Bei dem sehr starken Fokus auf die zweite Frage: „Wer hat es geleakt?“ ist der Spin-Effekt noch ausgeprägter. Hier wird der Täter zum Opfer (die Nachrichtendienste). Durch das „whodunnit“ (auf Deutsch: „wer war der Täter“) – Framing, wird automatisch der Leaker bzw. Whistleblower zum Bösewicht. Wir beschäftigen uns im Rahmen des Framings (Deutungsrahmen) damit, wie ein solcher „Geheimnisverrat“ möglich war, wie die Nachrichtendienste sich davor schützen könnten und wie der Täter identifiziert, gefasst und dann bestraft werden sollte. Sehr leicht gehen Journalisten und die Bevölkerung solchen Framing-Verschiebungen auf den Leim und diskutieren das Thema dann nur noch in den vorgegebenen Leitplanken des neuen Framings.

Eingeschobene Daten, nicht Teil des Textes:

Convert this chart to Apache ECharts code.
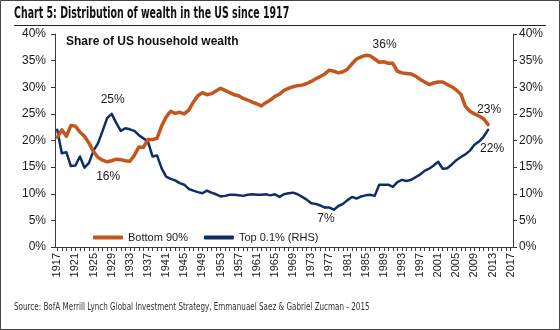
<!DOCTYPE html>
<html>
<head>
<meta charset="utf-8">
<script src="https://cdn.jsdelivr.net/npm/echarts@6/dist/echarts.min.js"></script>
<style>
  html, body { margin: 0; padding: 0; background: #fff; }
  #chart { width: 560px; height: 330px; }
</style>
</head>
<body>
<div id="chart"></div>
<script>
// Year categories on the x axis (data runs 1917-2012, axis runs to 2017)
const firstYear = 1917;
const lastAxisYear = 2017;
const years = [];
for (let y = firstYear; y <= lastAxisYear; y++) years.push(String(y));

// Share of US household wealth held by the bottom 90% (%), 1917-2012
const bottom90 = [
  20.6, 22.0, 20.8, 22.8, 22.7, 21.6, 20.8, 19.5, 17.9, 16.8,   // 1917-1926
  16.3, 16.0, 16.2, 16.5, 16.4, 16.2, 16.1, 17.2, 18.8, 18.7,   // 1927-1936
  20.2, 20.2, 20.4, 22.7, 24.4, 25.5, 25.1, 25.3, 25.0, 25.7,   // 1937-1946
  27.2, 28.4, 29.0, 28.6, 28.8, 29.3, 29.8, 29.4, 29.0, 28.6,   // 1947-1956
  28.4, 27.9, 27.6, 27.2, 26.9, 26.5, 27.1, 27.6, 28.3, 28.7,   // 1957-1966
  29.4, 29.8, 30.1, 30.3, 30.4, 30.7, 31.1, 31.6, 32.0, 32.5,   // 1967-1976
  33.2, 33.0, 32.7, 32.9, 33.4, 34.4, 35.3, 35.7, 36.0, 35.9,   // 1977-1986
  35.3, 34.7, 34.8, 34.5, 34.5, 33.0, 32.7, 32.6, 32.5, 32.1,   // 1987-1996
  31.5, 31.0, 30.5, 30.8, 31.0, 31.0, 30.5, 30.1, 29.5, 28.7,   // 1997-2006
  26.4, 25.5, 25.0, 24.6, 24.1, 23.0                            // 2007-2012
];

// Share of US household wealth held by the top 0.1% (%), 1917-2012, right axis
const top01 = [
  22.0, 17.6, 17.8, 15.2, 15.3, 17.0, 14.9, 15.8, 18.1, 19.5,   // 1917-1926
  21.8, 24.2, 25.0, 23.3, 21.8, 22.3, 22.1, 21.8, 21.0, 20.4,   // 1927-1936
  19.8, 17.0, 17.2, 14.8, 13.2, 12.8, 12.5, 12.0, 11.7, 10.9,   // 1937-1946
  10.6, 10.3, 10.1, 10.6, 10.2,  9.9,  9.5,  9.6,  9.8,  9.8,   // 1947-1956
   9.7,  9.6,  9.8,  9.9,  9.8,  9.8,  9.9,  9.7,  9.9,  9.4,   // 1957-1966
   9.9, 10.1, 10.2,  9.9,  9.4,  8.9,  8.2,  8.1,  7.8,  7.4,   // 1967-1976
   7.4,  7.0,  7.7,  8.1,  8.8,  9.4,  9.1,  9.5,  9.7,  9.8,   // 1977-1986
   9.6, 11.7, 11.7, 11.7, 11.3, 12.2, 12.6, 12.4, 12.6, 13.1,   // 1987-1996
  13.6, 14.3, 14.7, 15.3, 16.0, 14.7, 14.8, 15.5, 16.3, 16.9,   // 1997-2006
  17.4, 18.1, 19.2, 19.8, 20.7, 22.0                            // 2007-2012
];

// Percent tick labels shared by both y axes
const yTickLabels = ['0%', '5%', '10%', '15%', '20%', '25%', '30%', '35%', '40%'];

const seriesNames = ['Bottom 90%', 'Top 0.1% (RHS)'];

// Value call-outs on selected years
const callouts = [
  { values: top01,    axis: 1, year: 1929, position: 'top',    distance: 6,  dx: 1 },
  { values: bottom90, axis: 0, year: 1928, position: 'bottom', distance: 7,  dx: 1 },
  { values: bottom90, axis: 0, year: 1985, position: 'top',    distance: 3,  dx: 19 },
  { values: top01,    axis: 1, year: 1978, position: 'bottom', distance: 1,  dx: -8 },
  { values: bottom90, axis: 0, year: 2012, position: 'top',    distance: 7,  dx: 1 },
  { values: top01,    axis: 1, year: 2012, position: 'bottom', distance: 11, dx: 4 }
];

const ORANGE = '#C2561D';
const NAVY = '#0E2D6B';
const AXIS = '#3a3a3a';
const TEXT = '#1a1a1a';
const FONT = '"Liberation Sans", Arial, sans-serif';
const NARROW = '"Liberation Sans Narrow", "DejaVu Sans Condensed", sans-serif';

// One invisible point per call-out, carrying the value label
function calloutSeries(axisIndex) {
  return {
    type: 'scatter',
    yAxisIndex: axisIndex,
    symbol: 'circle',
    symbolSize: 4,
    itemStyle: { color: 'rgba(255,255,255,0)', opacity: 1 },
    emphasis: { disabled: true },
    silent: true,
    z: 5,
    data: callouts.filter(c => c.axis === axisIndex).map(c => ({
      value: [String(c.year), c.values[c.year - firstYear]],
      label: {
        show: true,
        position: c.position,
        distance: c.distance,
        offset: [c.dx, 0],
        color: TEXT,
        opacity: 1,
        textBorderWidth: 0,
        fontFamily: FONT,
        fontSize: 12,
        formatter: p => Math.round(p.value[1]) + '%'
      }
    }))
  };
}

const yAxisCommon = {
  type: 'value',
  min: 0,
  max: 40,
  interval: 5,
  splitLine: { show: false },
  axisLine: { show: true, lineStyle: { color: AXIS, width: 1 } },
  axisTick: { show: true, length: 4, lineStyle: { color: AXIS } },
  axisLabel: {
    color: TEXT,
    fontFamily: FONT,
    fontSize: 12,
    formatter: v => yTickLabels[Math.round(v / 5)]
  }
};

const chart = echarts.init(document.getElementById('chart'), null, { renderer: 'canvas' });

chart.setOption({
  animation: false,
  backgroundColor: '#fff',
  grid: { left: 55, right: 47, top: 34, bottom: 83, containLabel: false },
  xAxis: {
    type: 'category',
    data: years,
    boundaryGap: true,
    axisLine: { lineStyle: { color: AXIS, width: 1 } },
    axisTick: { show: true, interval: 0, alignWithLabel: true, length: 4, lineStyle: { color: AXIS } },
    axisLabel: {
      interval: 3,
      rotate: 90,
      margin: 6,
      color: TEXT,
      fontFamily: FONT,
      fontSize: 11
    }
  },
  yAxis: [
    Object.assign({}, yAxisCommon, { position: 'left', axisLabel: Object.assign({}, yAxisCommon.axisLabel, { margin: 9 }) }),
    Object.assign({}, yAxisCommon, { position: 'right', axisLabel: Object.assign({}, yAxisCommon.axisLabel, { margin: 6 }) })
  ],
  legend: {
    data: [
      { name: seriesNames[0], icon: 'roundRect', itemStyle: { color: ORANGE } },
      { name: seriesNames[1], icon: 'roundRect', itemStyle: { color: NAVY } }
    ],
    left: 93,
    top: 232,
    padding: 0,
    itemWidth: 30,
    itemHeight: 4,
    itemGap: 16,
    textStyle: { color: TEXT, fontFamily: FONT, fontSize: 11 }
  },
  series: [
    {
      name: seriesNames[0],
      type: 'line',
      yAxisIndex: 0,
      data: bottom90,
      symbol: 'none',
      lineStyle: { color: ORANGE, width: 3.5, cap: 'round', join: 'round' },
      itemStyle: { color: ORANGE },
      emphasis: { disabled: true },
      z: 3
    },
    {
      name: seriesNames[1],
      type: 'line',
      yAxisIndex: 1,
      data: top01,
      symbol: 'none',
      lineStyle: { color: NAVY, width: 2.5, cap: 'round', join: 'round' },
      itemStyle: { color: NAVY },
      emphasis: { disabled: true },
      z: 2
    },
    calloutSeries(0),
    calloutSeries(1)
  ],
  graphic: [
    { type: 'rect', shape: { x: 0.5, y: 0.5, width: 559, height: 329 }, style: { fill: 'none', stroke: '#444', lineWidth: 1 }, silent: true },
    { type: 'text', x: 14, y: 7, scaleX: 0.70, style: { text: 'Chart 5: Distribution of wealth in the US since 1917', font: 'bold 15px ' + NARROW, fill: '#111' } },
    { type: 'line', shape: { x1: 14, y1: 25.5, x2: 546, y2: 25.5 }, style: { stroke: '#222', lineWidth: 1 } },
    { type: 'text', x: 66, y: 36, style: { text: 'Share of US household wealth', font: 'bold 12px ' + FONT, fill: '#111' } },
    { type: 'text', x: 14, y: 302, scaleX: 0.80, style: { text: 'Source: BofA Merrill Lynch Global Investment Strategy, Emmanuael Saez & Gabriel Zucman - 2015', font: '10px ' + NARROW, fill: '#333' } }
  ]
});
</script>
</body>
</html>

Methode 6: Guck mal, wer da spricht

Eine letzte klassische Methode, um eine Information oder Botschaft nicht durchdringen zu lassen, bzw. zu verhindern, dass ihr Glauben geschenkt wird, ist die Diskreditierung der Quelle. Diese Methode hat gleichzeitig noch den erwünschten Nebeneffekt, dass sich die Öffentlichkeit sehr viel mehr mit dem Charakter, dem Privatleben, im optimalen Fall dem Intimleben der Quelle – Sex ist immer ein guter Aufmerksamkeitsmagnet – beschäftigt, als mit der von der Quelle stammenden Information.

Agatha Christie ist auch beim Diskreditieren der Quelle eine Meisterin. In ihrem Roman „A Murder is Announced“ kommen die wichtigsten und besten Hinweise zu tatsächlichen Tatverlauf von Dora Bunner, der Freundin und Haushälterin der Mörderin Miss Blacklock. Dora Brunner wird aber von der Autorin geschickt und über ihr Sprachrohr, den Polizeiinspektor Craddock, als vergesslich, zerstreut, konfus und völlig unzuverlässig charakterisiert. Jede ihrer Aussagen, die helfen könnte, den Tatverlauf zu klären und die Schuld von Miss Blacklock deutlich zu machen, wir dadurch sofort relativiert. Vor allem, weil ihre Vernehmung gemeinsam mit Miss Blacklock stattfindet, die als kompetent, klug und sachlich beschrieben wird und die den Aussagen von Dora Craddock immer sofort widerspricht.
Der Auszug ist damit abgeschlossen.